Ja, aber das habe ich nicht nur auf den FC bezogen. Ich kann die Fans verstehen, dass sie an Traditionen festhalten wollen. Aber dieser Weg ist heute nicht mehr zeitgemäß, man kann das Rad nicht mehr zurückdrehen. Man mag das bedauern und sich dagegen wehren, aber um konkurrenzfähig zu sein, muss man Investoren zulassen.
Es wird kritisiert, dass dem FC in der Führung Fußball-Sachverstand fehlt. Können Sie sich eine Rückkehr zum Klub vorstellen?
Der FC liegt mir am Herzen, im Moment mache ich mir über dieses Thema aber keine Gedanken. Wie jeder weiß, ist meine Zeit in Wolfsburg vorbei, aber ich will und muss mich beim FC nicht selbst ins Gespräch bringen. Das wäre auch den Verantwortlichen gegenüber nicht fair.
Sie waren 2001 auch mal kurz bei Bayer 04 Leverkusen als Co-Trainer tätig. Zu der Zeit spielte die Werkself regelmäßig um Titel, holte aber nie einen. Wie schätzen Sie die Chancen jetzt ein?
Ich traue Bayer die Meisterschaft absolut zu – weil die Mannschaft sowohl die Qualität als auch die Mentalität für den Titel hat. Sie wirkt sehr gefestigt und ist bisher sogar in der Lage, die Ausfälle wegen des Afrika-Cups zu kompensieren. Trainer Xabi Alonso ist ein Glücksfall für Bayer. Er findet genau das richtige Maß, um eine Mannschaft zu führen. Sie hat seine Philosophie von Fußball verinnerlicht. Manchmal entwickelt sich in einer Saison eine gewisse Eigendynamik, das haben die letzten beiden Auswärtssiege in letzter Minute in Augsburg und Leipzig gezeigt. Noch vor kurzem hätte Bayer diese Spiele wohl nicht gewonnen. Nach diesen Siegen verdichten sich die Anzeichen, dass Leverkusen den Titel holen kann.
…mit einem überragenden Ex-Kölner Florian Wirtz als Dreh- und Angelpunkt.
Seine FC-Zeit ist nun auch schon vier Jahre her. Florian Wirtz ist ein Fußballer, bei dem mir das Herz aufgeht. Er wird permanent gedoppelt und befreit sich dann technisch so genial. Ich war auch ein Spieler, der mal etwas Besonderes probiert hat. Es ist eine Freude, den Jungen spielen zu sehen. Bleibt er gesund, dann steht ihm noch Großes bevor.

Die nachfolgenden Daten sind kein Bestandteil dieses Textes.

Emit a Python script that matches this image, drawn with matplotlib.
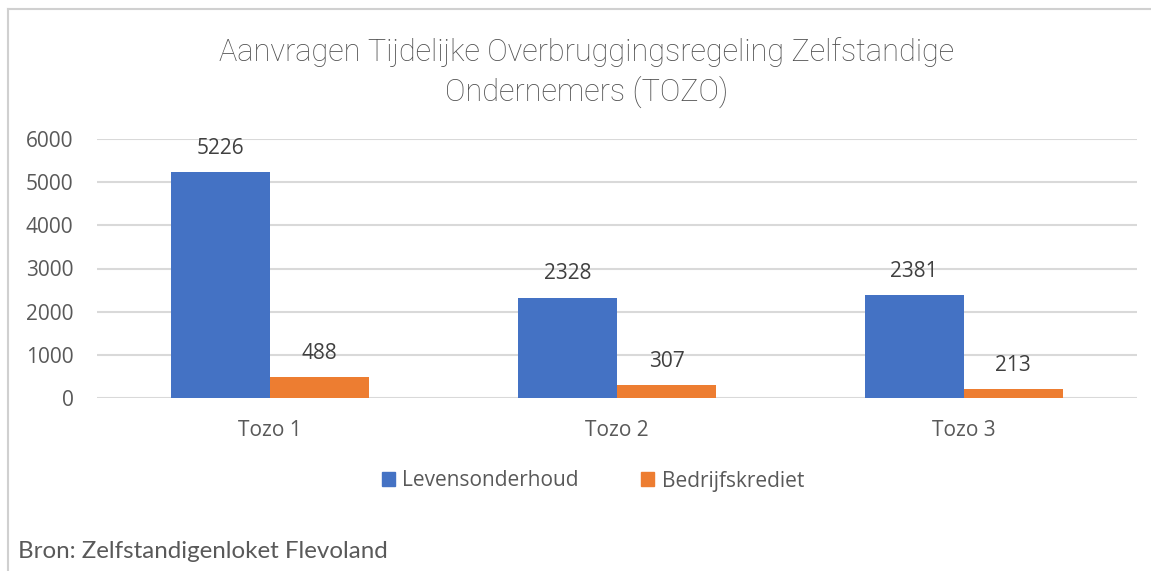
import matplotlib.pyplot as plt
import numpy as np
from matplotlib.patches import Patch
from matplotlib.lines import Line2D

categories = ['Tozo 1', 'Tozo 2', 'Tozo 3']
levensonderhoud = [5226, 2328, 2381]
bedrijfskrediet = [488, 307, 213]
series_names = ['Levensonderhoud', 'Bedrijfskrediet']
yticks = [0, 1000, 2000, 3000, 4000, 5000, 6000]

blue = '#4472C4'
orange = '#ED7D31'
grid_col = '#D9D9D9'
txt_col = '#595959'

plt.rcParams['font.family'] = ['Open Sans', 'DejaVu Sans']

fig = plt.figure(figsize=(11.51, 5.71), dpi=100)
ax = fig.add_axes([97/1151, 1-398/571, 1040/1151, 259/571])

x = np.arange(len(categories))
w = 0.2857
b1 = ax.bar(x - w/2, levensonderhoud, w, color=blue, zorder=3)
b2 = ax.bar(x + w/2, bedrijfskrediet, w, color=orange, zorder=3)

for bars in (b1, b2):
    for r in bars:
        ax.annotate(str(int(r.get_height())), (r.get_x() + r.get_width()/2, r.get_height()),
                    xytext=(0, 9.5), textcoords='offset points', ha='center', va='bottom',
                    fontsize=15, color='#404040')

ax.set_xlim(-0.5, 2.5)
ax.set_ylim(0, 6000)
ax.set_yticks(yticks)
ax.set_xticks(x)
ax.set_xticklabels(categories)
ax.tick_params(axis='both', length=0, labelsize=15, labelcolor=txt_col)
ax.tick_params(axis='y', pad=17)
ax.tick_params(axis='x', pad=16)
ax.yaxis.grid(True, color=grid_col, linewidth=1.5, zorder=0)
for s in ax.spines.values():
    s.set_visible(False)

handles = [Patch(color=blue), Patch(color=orange)]
fig.legend(handles, series_names, loc='center', bbox_to_anchor=(593/1151, 1-481/571),
           ncol=2, frameon=False, fontsize=15, handlelength=0.62, handleheight=0.62,
           handletextpad=0.35, columnspacing=3.0, labelcolor=txt_col)

fig.text(587/1151, 1-52/571, 'Aanvragen Tijdelijke Overbruggingsregeling Zelfstandige',
         ha='center', va='center', fontsize=22.1, color='#4F4F4F',
         family=['Roboto', 'DejaVu Sans'], fontweight='light')
fig.text(587/1151, 1-92/571, 'Ondernemers (TOZO)',
         ha='center', va='center', fontsize=22.1, color='#4F4F4F',
         family=['Roboto', 'DejaVu Sans'], fontweight='light')
fig.text(18/1151, 1-551/571, 'Bron: Zelfstandigenloket Flevoland', ha='left', va='center',
         fontsize=17.4, color=txt_col, family=['Lato', 'DejaVu Sans'])

# chart border (top and left)
fig.add_artist(Line2D([8/1151, 1], [1-9/571, 1-9/571], color='#D0D0D0', linewidth=1.5))
fig.add_artist(Line2D([8/1151, 8/1151], [0, 1-9/571], color='#D0D0D0', linewidth=1.5))

fig.savefig('out.png', dpi=100)
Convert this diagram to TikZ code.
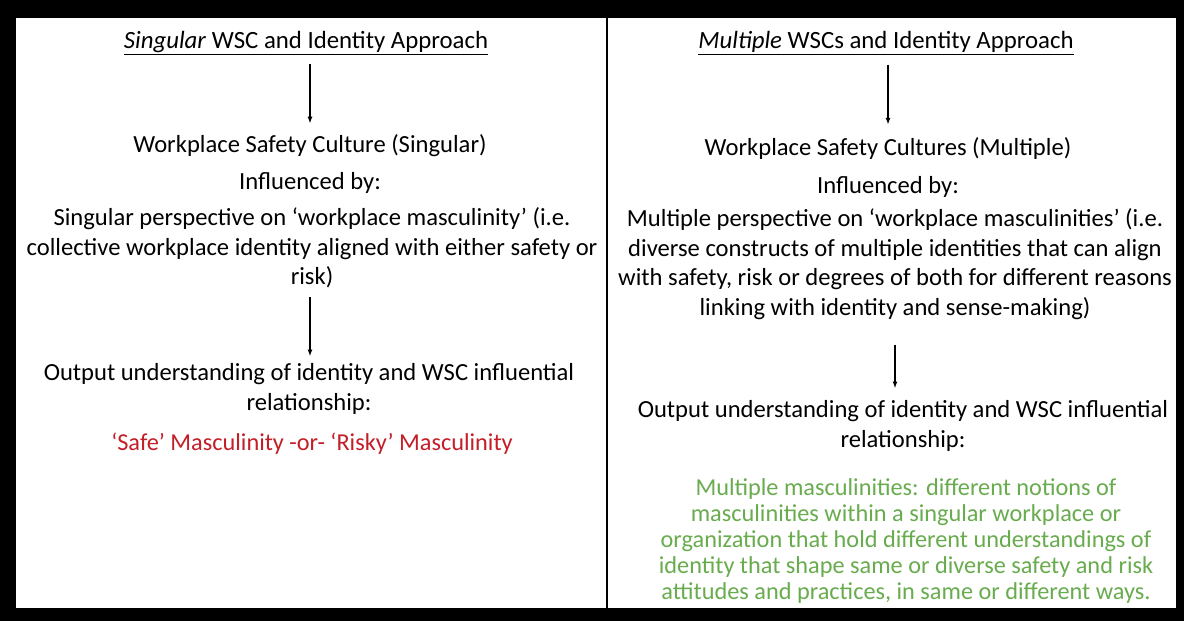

Herr Littbarski, Sie waren am vergangenen Freitag bei der Trauerfeier von Franz Beckenbauer in der Allianz Arena. Wie haben Sie den Abschied von der Fußball-Legende empfunden?
Franz war eine einzigartige Persönlichkeit. Ein wunderbarer Spieler, Trainer und vor allem Mensch, für den ich große Bewunderung habe. Er hatte diese Leichtigkeit, diese Aura, die einzigartig war, die aber niemals auf Kosten anderer ging. Nach der Trauerfeier im Stadion haben viele langjährige Weggefährten noch lange zusammengesessen, geredet und in Erinnerungen geschwelgt. Auch die Jungs, mit denen er 1990 Weltmeister geworden war. Es war damals alles andere als leicht, diese Mannschaft mit den vielen Alpha-Tieren zu führen und zusammen zu schweißen, doch Franz schaffte das überragend. Franz hat sich von oben sicherlich gefreut, uns in dieser Runde zusammen zu sehen.